* _Exercise requirements_: Give back, exactly as it appears, the run of lines opening with the one containing "What TikZ code" and closing with the one containing "(0,0) rectangle (12.5,-12.41);". Nothing outside that run should appear.

___ Data for the task ___

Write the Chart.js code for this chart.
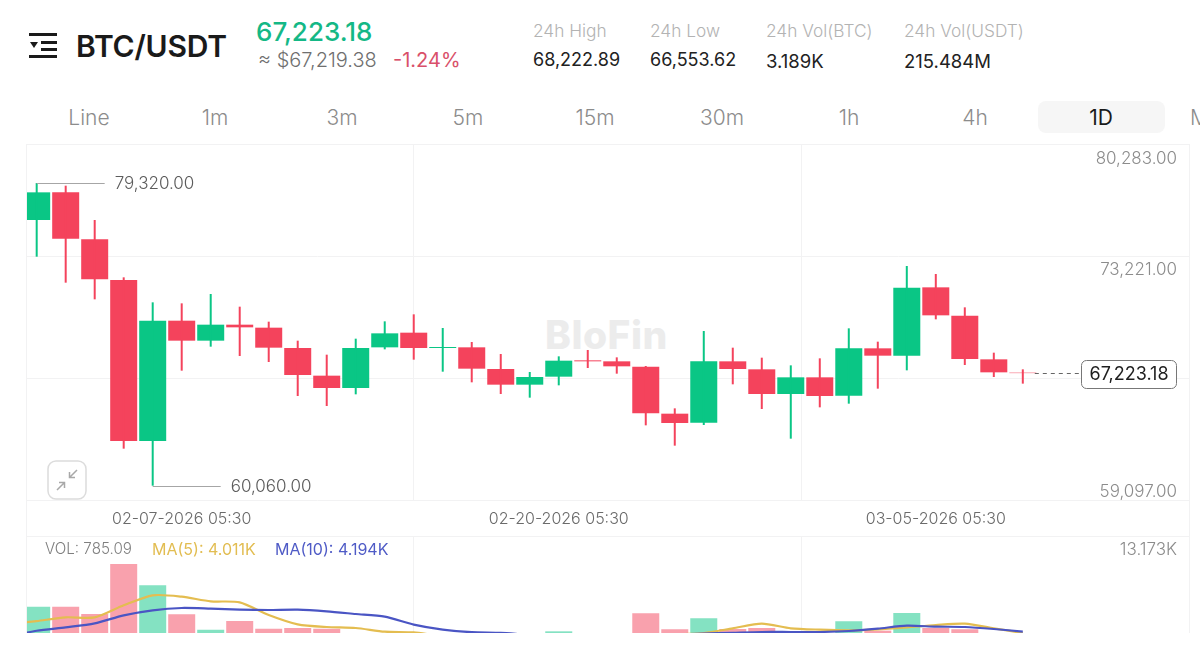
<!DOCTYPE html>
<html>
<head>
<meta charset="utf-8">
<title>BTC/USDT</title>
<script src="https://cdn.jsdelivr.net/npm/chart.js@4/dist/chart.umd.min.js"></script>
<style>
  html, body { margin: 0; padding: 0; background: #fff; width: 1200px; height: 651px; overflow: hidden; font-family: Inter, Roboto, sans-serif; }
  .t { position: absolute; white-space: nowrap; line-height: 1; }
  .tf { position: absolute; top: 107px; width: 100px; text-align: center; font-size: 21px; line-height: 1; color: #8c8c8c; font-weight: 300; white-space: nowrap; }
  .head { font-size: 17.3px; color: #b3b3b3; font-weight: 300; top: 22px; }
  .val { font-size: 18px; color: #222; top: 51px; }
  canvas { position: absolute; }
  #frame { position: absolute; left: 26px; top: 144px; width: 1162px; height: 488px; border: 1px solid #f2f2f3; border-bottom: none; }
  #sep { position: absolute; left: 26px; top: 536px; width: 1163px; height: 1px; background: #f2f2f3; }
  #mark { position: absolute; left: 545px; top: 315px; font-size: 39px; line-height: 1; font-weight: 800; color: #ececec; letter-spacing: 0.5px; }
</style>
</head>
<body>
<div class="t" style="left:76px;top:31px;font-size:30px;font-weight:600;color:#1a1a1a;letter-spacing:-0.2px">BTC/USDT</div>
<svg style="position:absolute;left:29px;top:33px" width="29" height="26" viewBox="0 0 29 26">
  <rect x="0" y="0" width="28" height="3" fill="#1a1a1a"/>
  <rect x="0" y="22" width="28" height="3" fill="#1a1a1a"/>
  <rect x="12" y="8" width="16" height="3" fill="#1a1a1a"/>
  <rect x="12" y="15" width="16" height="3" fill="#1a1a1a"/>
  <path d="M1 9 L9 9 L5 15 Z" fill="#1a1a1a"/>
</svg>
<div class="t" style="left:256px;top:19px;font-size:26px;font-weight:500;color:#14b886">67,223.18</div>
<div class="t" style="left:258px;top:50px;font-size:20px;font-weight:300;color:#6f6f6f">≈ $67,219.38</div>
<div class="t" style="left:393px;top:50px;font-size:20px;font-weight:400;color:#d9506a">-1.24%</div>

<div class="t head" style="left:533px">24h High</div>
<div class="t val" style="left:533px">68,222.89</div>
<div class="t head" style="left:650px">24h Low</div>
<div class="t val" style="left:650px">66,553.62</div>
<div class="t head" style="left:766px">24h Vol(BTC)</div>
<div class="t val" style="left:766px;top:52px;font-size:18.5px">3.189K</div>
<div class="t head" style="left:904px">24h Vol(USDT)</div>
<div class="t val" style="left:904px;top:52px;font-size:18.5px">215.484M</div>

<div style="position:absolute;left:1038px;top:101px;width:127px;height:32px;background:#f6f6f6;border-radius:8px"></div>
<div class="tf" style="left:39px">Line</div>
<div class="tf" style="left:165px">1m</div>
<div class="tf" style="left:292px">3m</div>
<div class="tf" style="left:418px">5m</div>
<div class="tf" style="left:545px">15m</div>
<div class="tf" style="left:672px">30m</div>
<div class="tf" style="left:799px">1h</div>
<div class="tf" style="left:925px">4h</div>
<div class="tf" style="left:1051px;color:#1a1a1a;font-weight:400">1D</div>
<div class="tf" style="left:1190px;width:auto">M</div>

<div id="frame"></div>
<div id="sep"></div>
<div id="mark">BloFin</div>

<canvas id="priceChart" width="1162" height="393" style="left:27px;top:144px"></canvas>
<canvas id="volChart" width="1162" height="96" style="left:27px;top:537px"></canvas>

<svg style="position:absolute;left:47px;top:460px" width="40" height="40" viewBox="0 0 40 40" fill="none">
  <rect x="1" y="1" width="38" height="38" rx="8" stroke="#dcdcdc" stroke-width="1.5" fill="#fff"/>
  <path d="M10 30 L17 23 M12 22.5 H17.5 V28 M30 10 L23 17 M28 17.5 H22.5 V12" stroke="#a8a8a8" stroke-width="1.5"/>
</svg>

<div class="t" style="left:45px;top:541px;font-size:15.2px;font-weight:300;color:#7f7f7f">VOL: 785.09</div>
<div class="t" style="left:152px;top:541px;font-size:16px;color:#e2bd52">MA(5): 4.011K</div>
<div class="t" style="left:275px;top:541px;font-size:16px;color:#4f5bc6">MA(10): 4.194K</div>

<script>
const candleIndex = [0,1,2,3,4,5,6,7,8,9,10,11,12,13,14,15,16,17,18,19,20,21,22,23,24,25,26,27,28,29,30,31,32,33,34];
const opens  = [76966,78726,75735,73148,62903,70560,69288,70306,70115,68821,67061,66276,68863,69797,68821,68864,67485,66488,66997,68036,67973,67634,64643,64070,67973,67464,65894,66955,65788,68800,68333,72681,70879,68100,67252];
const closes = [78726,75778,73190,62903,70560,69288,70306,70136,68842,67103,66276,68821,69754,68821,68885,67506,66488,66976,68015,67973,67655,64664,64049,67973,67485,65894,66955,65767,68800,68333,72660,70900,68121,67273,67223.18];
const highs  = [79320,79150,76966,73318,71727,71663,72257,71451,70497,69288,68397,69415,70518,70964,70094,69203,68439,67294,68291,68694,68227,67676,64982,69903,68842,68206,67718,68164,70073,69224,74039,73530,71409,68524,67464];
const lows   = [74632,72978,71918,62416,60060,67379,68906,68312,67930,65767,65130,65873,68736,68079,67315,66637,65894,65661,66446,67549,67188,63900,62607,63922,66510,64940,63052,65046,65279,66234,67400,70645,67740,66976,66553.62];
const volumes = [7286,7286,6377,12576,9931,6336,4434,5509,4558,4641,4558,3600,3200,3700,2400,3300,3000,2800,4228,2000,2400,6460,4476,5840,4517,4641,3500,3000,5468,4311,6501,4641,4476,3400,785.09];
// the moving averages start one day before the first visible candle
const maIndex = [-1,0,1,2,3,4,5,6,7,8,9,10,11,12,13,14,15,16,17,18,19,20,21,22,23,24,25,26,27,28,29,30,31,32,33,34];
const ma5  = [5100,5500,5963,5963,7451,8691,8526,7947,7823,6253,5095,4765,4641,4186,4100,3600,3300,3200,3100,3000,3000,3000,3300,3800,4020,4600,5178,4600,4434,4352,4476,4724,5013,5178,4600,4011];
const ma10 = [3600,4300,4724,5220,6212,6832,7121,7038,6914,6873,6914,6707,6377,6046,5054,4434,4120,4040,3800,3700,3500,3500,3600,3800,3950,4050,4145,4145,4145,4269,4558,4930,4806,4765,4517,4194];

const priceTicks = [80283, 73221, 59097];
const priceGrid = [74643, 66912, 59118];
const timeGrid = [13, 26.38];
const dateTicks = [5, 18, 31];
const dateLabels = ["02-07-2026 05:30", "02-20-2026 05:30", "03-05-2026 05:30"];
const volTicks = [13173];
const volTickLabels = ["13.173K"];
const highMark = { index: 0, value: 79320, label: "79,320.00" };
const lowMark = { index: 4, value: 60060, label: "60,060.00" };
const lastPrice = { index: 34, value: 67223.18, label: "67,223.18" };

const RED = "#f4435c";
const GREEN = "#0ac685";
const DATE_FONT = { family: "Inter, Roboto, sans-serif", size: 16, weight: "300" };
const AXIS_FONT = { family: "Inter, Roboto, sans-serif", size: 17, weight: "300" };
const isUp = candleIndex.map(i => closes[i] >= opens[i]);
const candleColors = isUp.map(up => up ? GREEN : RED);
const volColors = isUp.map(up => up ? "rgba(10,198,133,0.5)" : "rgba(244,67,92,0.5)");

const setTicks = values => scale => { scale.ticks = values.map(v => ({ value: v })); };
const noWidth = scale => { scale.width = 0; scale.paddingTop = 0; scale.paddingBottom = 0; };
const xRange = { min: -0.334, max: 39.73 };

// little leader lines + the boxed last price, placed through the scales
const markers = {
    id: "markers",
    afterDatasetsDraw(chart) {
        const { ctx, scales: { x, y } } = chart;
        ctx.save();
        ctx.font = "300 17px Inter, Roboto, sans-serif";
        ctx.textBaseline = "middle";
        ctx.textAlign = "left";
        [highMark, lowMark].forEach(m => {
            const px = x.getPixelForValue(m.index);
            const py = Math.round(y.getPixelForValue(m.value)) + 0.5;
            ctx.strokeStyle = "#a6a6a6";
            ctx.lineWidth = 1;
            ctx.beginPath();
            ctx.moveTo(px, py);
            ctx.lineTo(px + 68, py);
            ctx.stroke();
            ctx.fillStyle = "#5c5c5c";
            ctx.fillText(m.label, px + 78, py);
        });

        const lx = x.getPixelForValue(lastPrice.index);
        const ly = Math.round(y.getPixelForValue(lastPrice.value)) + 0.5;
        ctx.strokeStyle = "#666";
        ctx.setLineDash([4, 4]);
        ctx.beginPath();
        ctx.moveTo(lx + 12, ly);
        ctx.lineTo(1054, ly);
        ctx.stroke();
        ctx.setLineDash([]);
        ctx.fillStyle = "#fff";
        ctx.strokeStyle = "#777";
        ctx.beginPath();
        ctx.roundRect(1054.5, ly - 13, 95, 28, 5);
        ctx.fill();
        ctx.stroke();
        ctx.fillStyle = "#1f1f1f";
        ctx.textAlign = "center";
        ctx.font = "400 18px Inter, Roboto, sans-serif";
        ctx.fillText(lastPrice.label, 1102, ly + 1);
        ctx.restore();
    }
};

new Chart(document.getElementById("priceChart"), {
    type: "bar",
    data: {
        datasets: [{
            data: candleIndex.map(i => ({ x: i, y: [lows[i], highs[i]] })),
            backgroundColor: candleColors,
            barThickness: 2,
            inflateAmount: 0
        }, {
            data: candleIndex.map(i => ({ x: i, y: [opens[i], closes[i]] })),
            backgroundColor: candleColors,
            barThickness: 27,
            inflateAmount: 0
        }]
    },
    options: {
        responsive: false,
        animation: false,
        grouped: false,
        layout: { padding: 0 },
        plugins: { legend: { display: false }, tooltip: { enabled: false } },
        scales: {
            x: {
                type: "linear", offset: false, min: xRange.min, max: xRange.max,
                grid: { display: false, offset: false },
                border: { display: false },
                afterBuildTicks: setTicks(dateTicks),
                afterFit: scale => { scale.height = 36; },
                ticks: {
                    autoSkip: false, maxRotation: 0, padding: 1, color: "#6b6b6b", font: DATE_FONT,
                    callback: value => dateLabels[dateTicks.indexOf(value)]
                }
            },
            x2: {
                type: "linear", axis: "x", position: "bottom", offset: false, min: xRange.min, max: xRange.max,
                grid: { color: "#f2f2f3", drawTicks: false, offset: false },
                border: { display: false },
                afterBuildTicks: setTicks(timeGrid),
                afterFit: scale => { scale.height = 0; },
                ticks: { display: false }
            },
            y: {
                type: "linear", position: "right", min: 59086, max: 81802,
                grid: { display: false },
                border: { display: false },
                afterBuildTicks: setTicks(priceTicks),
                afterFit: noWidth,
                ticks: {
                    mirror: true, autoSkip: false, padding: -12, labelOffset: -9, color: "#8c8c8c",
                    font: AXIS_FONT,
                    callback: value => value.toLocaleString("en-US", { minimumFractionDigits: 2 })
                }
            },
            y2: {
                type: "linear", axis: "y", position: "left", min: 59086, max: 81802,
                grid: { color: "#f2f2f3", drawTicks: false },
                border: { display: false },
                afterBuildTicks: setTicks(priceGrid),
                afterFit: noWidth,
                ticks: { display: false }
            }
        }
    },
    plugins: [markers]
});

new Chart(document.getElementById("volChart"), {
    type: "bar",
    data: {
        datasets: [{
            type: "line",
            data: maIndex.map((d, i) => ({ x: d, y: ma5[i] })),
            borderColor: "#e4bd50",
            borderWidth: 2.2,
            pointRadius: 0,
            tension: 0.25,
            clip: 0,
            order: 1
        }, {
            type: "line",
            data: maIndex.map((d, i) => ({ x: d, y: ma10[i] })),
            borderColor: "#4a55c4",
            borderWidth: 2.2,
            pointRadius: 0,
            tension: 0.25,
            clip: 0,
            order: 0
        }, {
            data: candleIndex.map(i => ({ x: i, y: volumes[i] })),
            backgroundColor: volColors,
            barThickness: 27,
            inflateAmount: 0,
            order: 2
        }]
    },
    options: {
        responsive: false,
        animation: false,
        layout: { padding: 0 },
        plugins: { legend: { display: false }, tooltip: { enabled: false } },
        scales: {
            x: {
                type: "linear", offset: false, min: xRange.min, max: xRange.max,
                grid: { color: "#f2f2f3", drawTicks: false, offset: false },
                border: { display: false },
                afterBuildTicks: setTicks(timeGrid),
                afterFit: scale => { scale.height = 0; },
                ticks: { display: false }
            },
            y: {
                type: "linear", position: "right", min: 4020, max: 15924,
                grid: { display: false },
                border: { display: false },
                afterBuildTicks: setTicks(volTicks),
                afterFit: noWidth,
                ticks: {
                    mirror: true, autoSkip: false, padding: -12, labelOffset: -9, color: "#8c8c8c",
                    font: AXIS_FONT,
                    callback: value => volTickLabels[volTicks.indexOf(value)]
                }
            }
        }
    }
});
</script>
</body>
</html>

___
___ Data for the task ___

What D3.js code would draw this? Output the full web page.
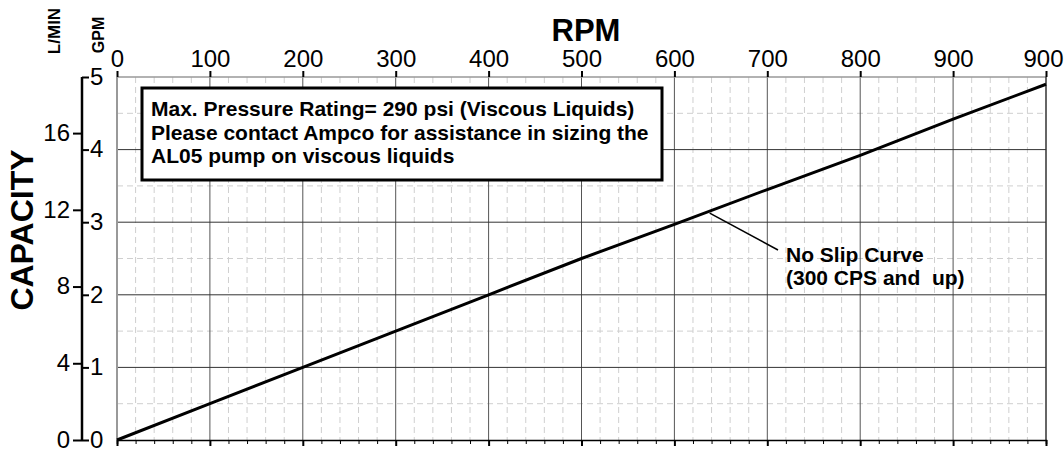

___
___ Data for the task ___

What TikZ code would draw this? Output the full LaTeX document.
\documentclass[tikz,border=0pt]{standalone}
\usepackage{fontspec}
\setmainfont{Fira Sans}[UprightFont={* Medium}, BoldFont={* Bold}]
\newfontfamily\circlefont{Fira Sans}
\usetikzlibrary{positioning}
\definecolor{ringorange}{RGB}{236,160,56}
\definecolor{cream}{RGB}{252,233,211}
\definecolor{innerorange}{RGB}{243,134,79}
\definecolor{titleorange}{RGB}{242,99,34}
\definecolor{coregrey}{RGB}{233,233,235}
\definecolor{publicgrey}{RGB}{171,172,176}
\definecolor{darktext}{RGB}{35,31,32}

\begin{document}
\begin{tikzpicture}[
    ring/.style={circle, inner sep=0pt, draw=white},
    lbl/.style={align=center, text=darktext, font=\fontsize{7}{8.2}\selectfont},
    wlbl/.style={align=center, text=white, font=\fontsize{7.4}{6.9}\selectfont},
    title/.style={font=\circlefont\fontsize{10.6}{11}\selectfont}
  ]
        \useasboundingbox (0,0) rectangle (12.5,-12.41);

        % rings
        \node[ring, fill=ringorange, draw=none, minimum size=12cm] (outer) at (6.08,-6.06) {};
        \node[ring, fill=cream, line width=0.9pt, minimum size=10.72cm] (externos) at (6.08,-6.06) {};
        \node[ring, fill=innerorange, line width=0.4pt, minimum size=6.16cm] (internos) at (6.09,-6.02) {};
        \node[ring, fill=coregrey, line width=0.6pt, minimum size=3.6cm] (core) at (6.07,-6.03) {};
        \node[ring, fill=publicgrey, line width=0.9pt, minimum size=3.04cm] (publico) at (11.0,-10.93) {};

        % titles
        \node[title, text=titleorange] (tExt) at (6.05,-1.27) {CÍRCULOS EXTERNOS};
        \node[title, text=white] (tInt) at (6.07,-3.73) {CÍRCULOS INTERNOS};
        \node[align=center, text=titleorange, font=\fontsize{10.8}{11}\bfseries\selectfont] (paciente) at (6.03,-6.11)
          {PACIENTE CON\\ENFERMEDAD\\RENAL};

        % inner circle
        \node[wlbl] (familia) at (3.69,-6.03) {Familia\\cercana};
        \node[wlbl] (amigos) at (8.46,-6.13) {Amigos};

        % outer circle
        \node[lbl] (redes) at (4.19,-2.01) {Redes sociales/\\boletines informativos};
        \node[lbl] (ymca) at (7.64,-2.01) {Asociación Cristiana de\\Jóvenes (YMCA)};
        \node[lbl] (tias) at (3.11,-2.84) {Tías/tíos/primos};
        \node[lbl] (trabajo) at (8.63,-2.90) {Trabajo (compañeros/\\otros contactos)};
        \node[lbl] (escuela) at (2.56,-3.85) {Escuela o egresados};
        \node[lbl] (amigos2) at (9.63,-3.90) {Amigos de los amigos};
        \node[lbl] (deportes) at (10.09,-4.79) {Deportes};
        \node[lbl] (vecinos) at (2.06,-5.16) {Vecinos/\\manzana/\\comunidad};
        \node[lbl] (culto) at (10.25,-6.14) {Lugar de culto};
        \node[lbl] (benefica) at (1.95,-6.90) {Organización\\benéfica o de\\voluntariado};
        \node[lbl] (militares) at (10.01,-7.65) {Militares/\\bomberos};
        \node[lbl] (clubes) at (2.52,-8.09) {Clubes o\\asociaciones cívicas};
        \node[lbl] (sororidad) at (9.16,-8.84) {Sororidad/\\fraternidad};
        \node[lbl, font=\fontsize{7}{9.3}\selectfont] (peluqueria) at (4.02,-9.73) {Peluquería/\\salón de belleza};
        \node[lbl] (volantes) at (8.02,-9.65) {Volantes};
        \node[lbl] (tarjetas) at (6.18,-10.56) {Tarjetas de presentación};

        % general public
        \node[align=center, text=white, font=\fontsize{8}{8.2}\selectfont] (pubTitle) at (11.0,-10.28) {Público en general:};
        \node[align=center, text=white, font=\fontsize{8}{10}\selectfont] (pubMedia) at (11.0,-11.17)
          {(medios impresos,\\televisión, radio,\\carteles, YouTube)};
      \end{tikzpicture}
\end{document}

___

* _Answer for this exercise_:
What TikZ code would draw this? Output the full LaTeX document.
\documentclass[tikz,border=0pt]{standalone}
\usepackage{fontspec}
\setmainfont{Fira Sans}[UprightFont={* Medium}, BoldFont={* Bold}]
\newfontfamily\circlefont{Fira Sans}
\usetikzlibrary{positioning}
\definecolor{ringorange}{RGB}{236,160,56}
\definecolor{cream}{RGB}{252,233,211}
\definecolor{innerorange}{RGB}{243,134,79}
\definecolor{titleorange}{RGB}{242,99,34}
\definecolor{coregrey}{RGB}{233,233,235}
\definecolor{publicgrey}{RGB}{171,172,176}
\definecolor{darktext}{RGB}{35,31,32}

\begin{document}
\begin{tikzpicture}[
    ring/.style={circle, inner sep=0pt, draw=white},
    lbl/.style={align=center, text=darktext, font=\fontsize{7}{8.2}\selectfont},
    wlbl/.style={align=center, text=white, font=\fontsize{7.4}{6.9}\selectfont},
    title/.style={font=\circlefont\fontsize{10.6}{11}\selectfont}
  ]
        \useasboundingbox (0,0) rectangle (12.5,-12.41);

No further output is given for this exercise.